Both Elizabeth Bear and John Scalzi spent part of their weekends talking about “auctorial constructs” or, as they put it, the tendency that people have to create an image of the author based on their books and blog posts– a fictional character, in other words, with the author’s name and face–and how difficult that can be to deal with.

Luckily, I don’t have to deal with it. Most (all?) of my interactions take place online and I have a very low profile. Daily hits on this blog? About 32 people per day. LiveJournal gets about five times that. I have twice that many followers on Twitter but many of them are marketbots.

In other words, my online footprint is vanishingly small and that’s okay. Pretty much the only people treating me as if I’m the pretend person in their head are my wife and son.

For me, this is the problem with going out and meeting people in person. I’ve avoided readings and only do one signing (at the local shop) when each of my books comes out. And I’ve been putting off things like conventions. This is because I know myself well enough to know that I do not do well in large groups of strangers. I struggle to figure out people’s body language, I get overwhelmed by too much input, I can’t think what to say and end up staring at people instead of answering their questions.

But that’s not the real me, either. I’m not like that with people I know (or when I have a very close RL friend nearby). I can also psyche myself up to deal with strangers pretty well, but this is iffy.

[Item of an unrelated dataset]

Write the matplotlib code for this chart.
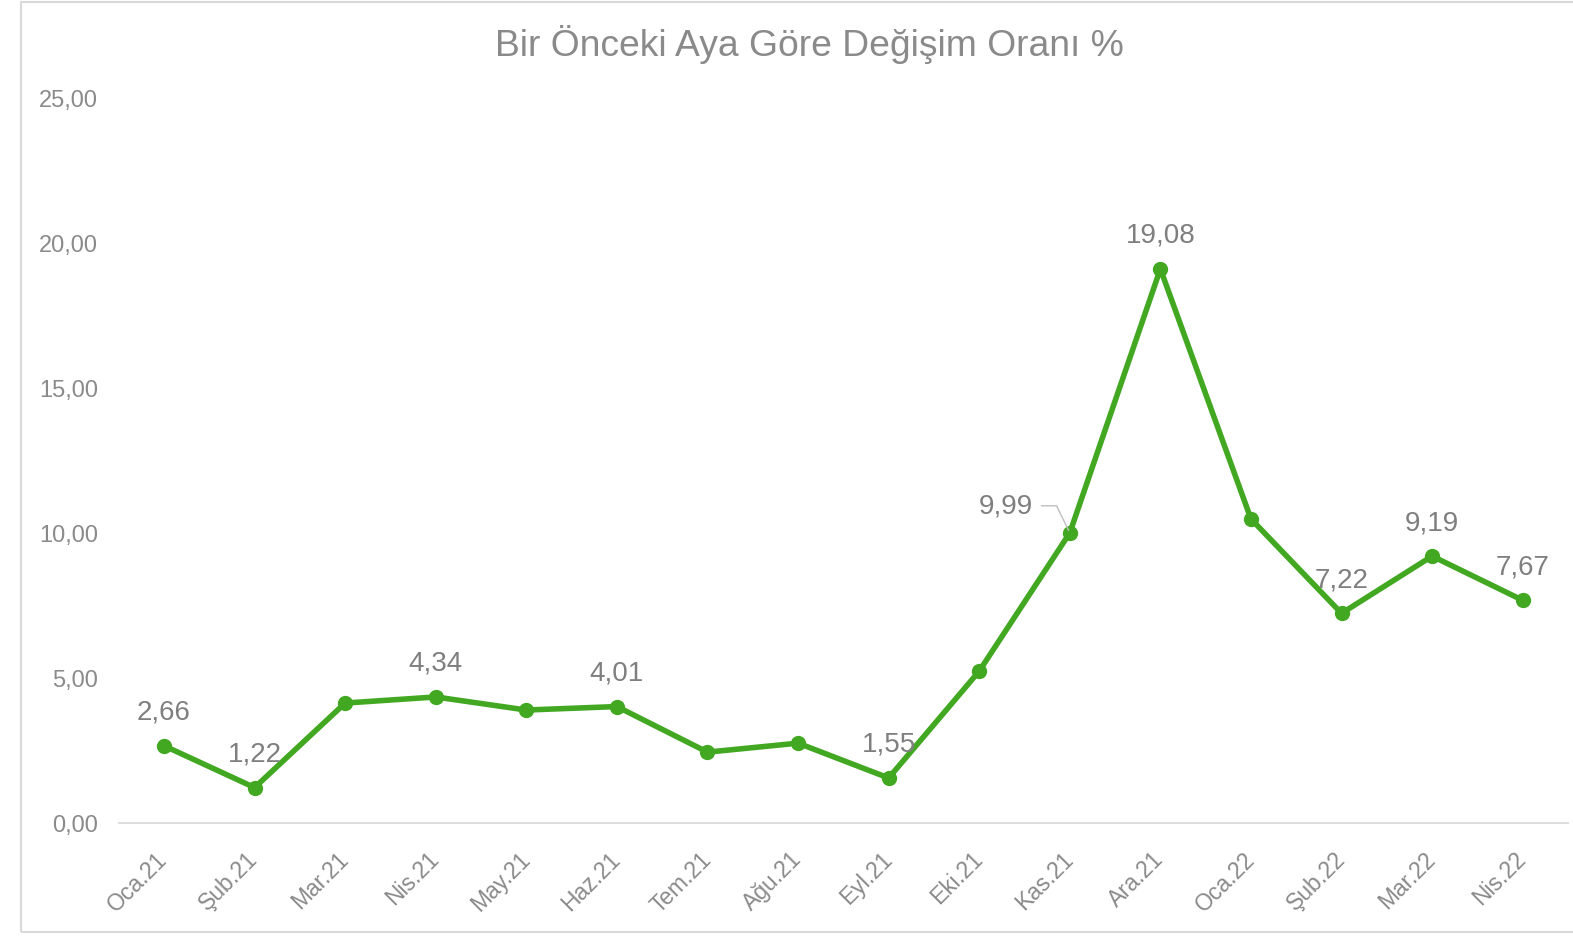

That’s why I’m seriously tempted to be one of those hermit writers. Not to be, you know, weird about it, but to basically stay at home and write, hang with friends (must start hanging with friends again), and avoid going out to do those promotional things that so many writers do.

3 thoughts on “Auctorial Constructs

  1. Josh Jordan

    I’m constructing a fictional version of you right now, and, let me tell you, you can shoot laserbeams out of your eyes.